→ **WORK TO BE COMPLETED**
Exactly and only the lines from the first entry through the line with "21.4, 21.6, 21.7, 21.8, 21.6, 21.3]" should be copied, both ends included, with no pictures.

→ **RECORDS TO PROCESS**
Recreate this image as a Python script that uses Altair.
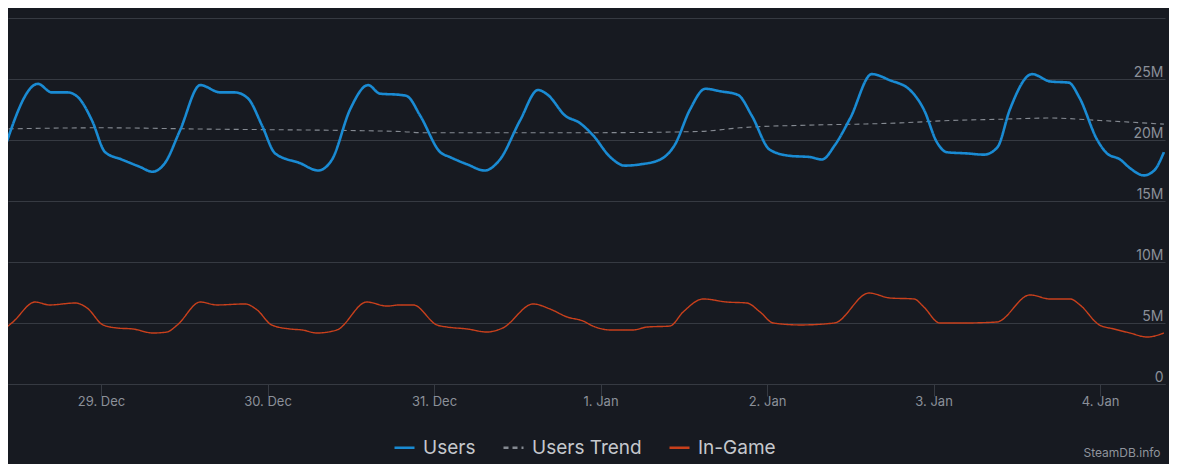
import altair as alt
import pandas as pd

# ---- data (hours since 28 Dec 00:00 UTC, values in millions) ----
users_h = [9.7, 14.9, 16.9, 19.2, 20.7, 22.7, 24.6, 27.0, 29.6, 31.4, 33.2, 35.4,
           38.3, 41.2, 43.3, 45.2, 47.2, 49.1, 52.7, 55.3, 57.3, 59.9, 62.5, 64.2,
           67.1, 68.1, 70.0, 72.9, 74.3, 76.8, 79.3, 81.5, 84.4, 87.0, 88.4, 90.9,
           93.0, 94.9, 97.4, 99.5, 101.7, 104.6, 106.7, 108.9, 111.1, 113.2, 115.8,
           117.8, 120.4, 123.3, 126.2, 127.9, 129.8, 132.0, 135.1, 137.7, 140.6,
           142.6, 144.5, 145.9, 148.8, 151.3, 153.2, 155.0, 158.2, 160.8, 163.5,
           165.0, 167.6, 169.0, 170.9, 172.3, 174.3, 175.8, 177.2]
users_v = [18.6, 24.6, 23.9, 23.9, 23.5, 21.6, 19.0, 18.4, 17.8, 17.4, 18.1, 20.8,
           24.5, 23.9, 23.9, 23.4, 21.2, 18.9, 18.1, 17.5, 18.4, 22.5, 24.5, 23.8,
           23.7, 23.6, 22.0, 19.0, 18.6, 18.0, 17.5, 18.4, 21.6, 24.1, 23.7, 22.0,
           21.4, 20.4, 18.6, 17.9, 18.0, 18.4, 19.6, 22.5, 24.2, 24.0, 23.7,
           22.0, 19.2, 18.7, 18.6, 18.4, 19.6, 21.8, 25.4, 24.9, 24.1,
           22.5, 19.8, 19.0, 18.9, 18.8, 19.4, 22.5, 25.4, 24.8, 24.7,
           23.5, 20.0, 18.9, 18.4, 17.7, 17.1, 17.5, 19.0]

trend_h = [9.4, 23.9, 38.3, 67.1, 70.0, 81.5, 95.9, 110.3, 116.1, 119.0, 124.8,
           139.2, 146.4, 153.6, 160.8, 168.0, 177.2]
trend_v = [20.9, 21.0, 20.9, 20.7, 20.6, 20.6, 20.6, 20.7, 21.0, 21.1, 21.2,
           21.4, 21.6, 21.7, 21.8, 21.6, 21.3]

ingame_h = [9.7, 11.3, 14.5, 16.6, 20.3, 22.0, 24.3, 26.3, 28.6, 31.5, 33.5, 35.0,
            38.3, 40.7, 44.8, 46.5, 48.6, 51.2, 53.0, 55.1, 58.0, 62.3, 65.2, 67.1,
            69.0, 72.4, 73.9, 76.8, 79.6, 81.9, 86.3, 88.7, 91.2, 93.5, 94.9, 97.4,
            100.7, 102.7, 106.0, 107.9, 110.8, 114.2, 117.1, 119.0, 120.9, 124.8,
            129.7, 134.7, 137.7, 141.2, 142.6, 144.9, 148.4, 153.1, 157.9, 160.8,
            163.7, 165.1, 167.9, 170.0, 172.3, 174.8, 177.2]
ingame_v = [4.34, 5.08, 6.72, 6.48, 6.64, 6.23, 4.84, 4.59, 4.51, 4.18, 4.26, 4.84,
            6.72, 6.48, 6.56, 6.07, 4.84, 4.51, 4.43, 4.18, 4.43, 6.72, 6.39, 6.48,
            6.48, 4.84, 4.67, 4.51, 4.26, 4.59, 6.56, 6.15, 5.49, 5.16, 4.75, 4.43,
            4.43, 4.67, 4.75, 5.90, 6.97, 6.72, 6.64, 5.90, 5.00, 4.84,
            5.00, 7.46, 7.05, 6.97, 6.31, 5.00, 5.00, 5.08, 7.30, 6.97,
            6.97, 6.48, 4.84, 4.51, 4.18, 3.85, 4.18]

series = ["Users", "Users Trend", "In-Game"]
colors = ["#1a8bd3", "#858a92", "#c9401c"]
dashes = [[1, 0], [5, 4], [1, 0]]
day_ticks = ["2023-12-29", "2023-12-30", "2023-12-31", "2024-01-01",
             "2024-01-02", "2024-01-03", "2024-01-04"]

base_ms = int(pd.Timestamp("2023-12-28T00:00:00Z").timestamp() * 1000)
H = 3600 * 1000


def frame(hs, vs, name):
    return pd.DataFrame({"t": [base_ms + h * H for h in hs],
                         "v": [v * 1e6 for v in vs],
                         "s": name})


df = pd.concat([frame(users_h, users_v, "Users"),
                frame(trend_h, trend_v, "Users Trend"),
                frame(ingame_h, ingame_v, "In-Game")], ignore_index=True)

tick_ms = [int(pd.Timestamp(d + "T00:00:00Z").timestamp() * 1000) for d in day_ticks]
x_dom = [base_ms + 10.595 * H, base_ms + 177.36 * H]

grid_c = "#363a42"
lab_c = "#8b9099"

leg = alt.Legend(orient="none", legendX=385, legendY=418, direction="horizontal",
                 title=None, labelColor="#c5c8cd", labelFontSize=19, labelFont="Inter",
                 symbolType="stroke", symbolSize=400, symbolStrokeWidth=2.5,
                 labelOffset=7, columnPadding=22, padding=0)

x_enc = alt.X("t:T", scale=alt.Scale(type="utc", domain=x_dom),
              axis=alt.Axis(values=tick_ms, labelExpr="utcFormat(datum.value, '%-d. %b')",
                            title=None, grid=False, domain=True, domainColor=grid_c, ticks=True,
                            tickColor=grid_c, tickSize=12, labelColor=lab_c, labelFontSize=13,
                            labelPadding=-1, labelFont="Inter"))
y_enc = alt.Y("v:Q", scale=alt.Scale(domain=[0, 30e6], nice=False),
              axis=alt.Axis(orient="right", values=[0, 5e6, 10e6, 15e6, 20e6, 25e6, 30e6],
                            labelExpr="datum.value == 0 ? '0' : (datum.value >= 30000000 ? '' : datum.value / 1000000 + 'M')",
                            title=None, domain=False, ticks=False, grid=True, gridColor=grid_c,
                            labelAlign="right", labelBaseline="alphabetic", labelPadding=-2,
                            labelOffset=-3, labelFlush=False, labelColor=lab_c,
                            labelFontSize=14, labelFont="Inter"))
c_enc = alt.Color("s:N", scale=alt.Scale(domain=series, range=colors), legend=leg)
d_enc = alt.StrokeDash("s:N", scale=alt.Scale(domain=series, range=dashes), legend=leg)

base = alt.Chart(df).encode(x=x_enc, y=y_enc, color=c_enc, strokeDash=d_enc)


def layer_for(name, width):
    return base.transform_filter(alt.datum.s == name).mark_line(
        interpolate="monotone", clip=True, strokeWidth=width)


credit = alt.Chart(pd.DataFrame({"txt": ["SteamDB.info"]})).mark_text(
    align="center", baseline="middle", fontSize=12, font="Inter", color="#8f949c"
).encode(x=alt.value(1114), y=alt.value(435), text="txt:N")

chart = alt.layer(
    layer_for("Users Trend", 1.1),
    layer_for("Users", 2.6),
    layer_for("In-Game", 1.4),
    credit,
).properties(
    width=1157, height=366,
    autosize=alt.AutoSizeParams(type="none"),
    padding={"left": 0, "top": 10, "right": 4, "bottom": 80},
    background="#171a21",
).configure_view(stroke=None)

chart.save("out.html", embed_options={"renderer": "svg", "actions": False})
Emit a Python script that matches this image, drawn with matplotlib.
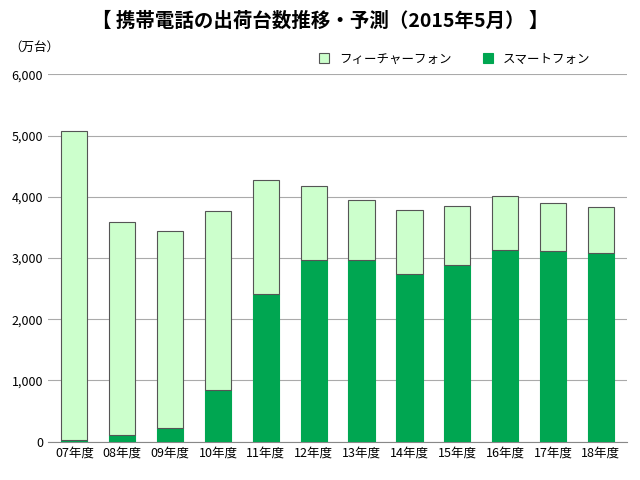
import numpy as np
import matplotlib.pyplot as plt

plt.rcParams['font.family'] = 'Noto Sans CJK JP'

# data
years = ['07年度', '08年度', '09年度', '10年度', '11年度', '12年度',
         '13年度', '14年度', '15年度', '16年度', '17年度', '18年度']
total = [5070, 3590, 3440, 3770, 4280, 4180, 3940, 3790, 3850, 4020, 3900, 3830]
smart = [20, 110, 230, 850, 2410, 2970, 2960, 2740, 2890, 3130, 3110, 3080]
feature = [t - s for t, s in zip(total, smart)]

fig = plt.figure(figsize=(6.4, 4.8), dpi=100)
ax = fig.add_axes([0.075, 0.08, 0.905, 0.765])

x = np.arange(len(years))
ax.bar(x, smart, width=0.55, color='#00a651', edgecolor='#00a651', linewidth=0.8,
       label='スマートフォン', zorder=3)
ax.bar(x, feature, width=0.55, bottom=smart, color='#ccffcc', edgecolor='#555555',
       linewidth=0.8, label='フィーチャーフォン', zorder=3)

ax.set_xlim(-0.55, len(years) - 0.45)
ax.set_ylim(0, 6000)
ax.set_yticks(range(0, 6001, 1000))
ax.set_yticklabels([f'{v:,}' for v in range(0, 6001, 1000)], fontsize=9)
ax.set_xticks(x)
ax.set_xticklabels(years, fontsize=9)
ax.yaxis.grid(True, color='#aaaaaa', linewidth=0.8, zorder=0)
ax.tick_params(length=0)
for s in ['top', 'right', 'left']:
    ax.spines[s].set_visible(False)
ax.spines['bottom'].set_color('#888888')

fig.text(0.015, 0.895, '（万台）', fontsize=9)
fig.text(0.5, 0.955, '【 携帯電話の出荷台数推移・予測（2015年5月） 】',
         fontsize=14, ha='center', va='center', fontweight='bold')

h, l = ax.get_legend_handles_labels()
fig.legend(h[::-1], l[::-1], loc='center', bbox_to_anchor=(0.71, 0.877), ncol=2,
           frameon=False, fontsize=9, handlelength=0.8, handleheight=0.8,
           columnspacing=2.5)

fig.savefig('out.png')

→ **SOLVED PROBLEM**
Recreate this image as a Python script that uses Altair.
import altair as alt
import pandas as pd

# ---- data (hours since 28 Dec 00:00 UTC, values in millions) ----
users_h = [9.7, 14.9, 16.9, 19.2, 20.7, 22.7, 24.6, 27.0, 29.6, 31.4, 33.2, 35.4,
           38.3, 41.2, 43.3, 45.2, 47.2, 49.1, 52.7, 55.3, 57.3, 59.9, 62.5, 64.2,
           67.1, 68.1, 70.0, 72.9, 74.3, 76.8, 79.3, 81.5, 84.4, 87.0, 88.4, 90.9,
           93.0, 94.9, 97.4, 99.5, 101.7, 104.6, 106.7, 108.9, 111.1, 113.2, 115.8,
           117.8, 120.4, 123.3, 126.2, 127.9, 129.8, 132.0, 135.1, 137.7, 140.6,
           142.6, 144.5, 145.9, 148.8, 151.3, 153.2, 155.0, 158.2, 160.8, 163.5,
           165.0, 167.6, 169.0, 170.9, 172.3, 174.3, 175.8, 177.2]
users_v = [18.6, 24.6, 23.9, 23.9, 23.5, 21.6, 19.0, 18.4, 17.8, 17.4, 18.1, 20.8,
           24.5, 23.9, 23.9, 23.4, 21.2, 18.9, 18.1, 17.5, 18.4, 22.5, 24.5, 23.8,
           23.7, 23.6, 22.0, 19.0, 18.6, 18.0, 17.5, 18.4, 21.6, 24.1, 23.7, 22.0,
           21.4, 20.4, 18.6, 17.9, 18.0, 18.4, 19.6, 22.5, 24.2, 24.0, 23.7,
           22.0, 19.2, 18.7, 18.6, 18.4, 19.6, 21.8, 25.4, 24.9, 24.1,
           22.5, 19.8, 19.0, 18.9, 18.8, 19.4, 22.5, 25.4, 24.8, 24.7,
           23.5, 20.0, 18.9, 18.4, 17.7, 17.1, 17.5, 19.0]

trend_h = [9.4, 23.9, 38.3, 67.1, 70.0, 81.5, 95.9, 110.3, 116.1, 119.0, 124.8,
           139.2, 146.4, 153.6, 160.8, 168.0, 177.2]
trend_v = [20.9, 21.0, 20.9, 20.7, 20.6, 20.6, 20.6, 20.7, 21.0, 21.1, 21.2,
           21.4, 21.6, 21.7, 21.8, 21.6, 21.3]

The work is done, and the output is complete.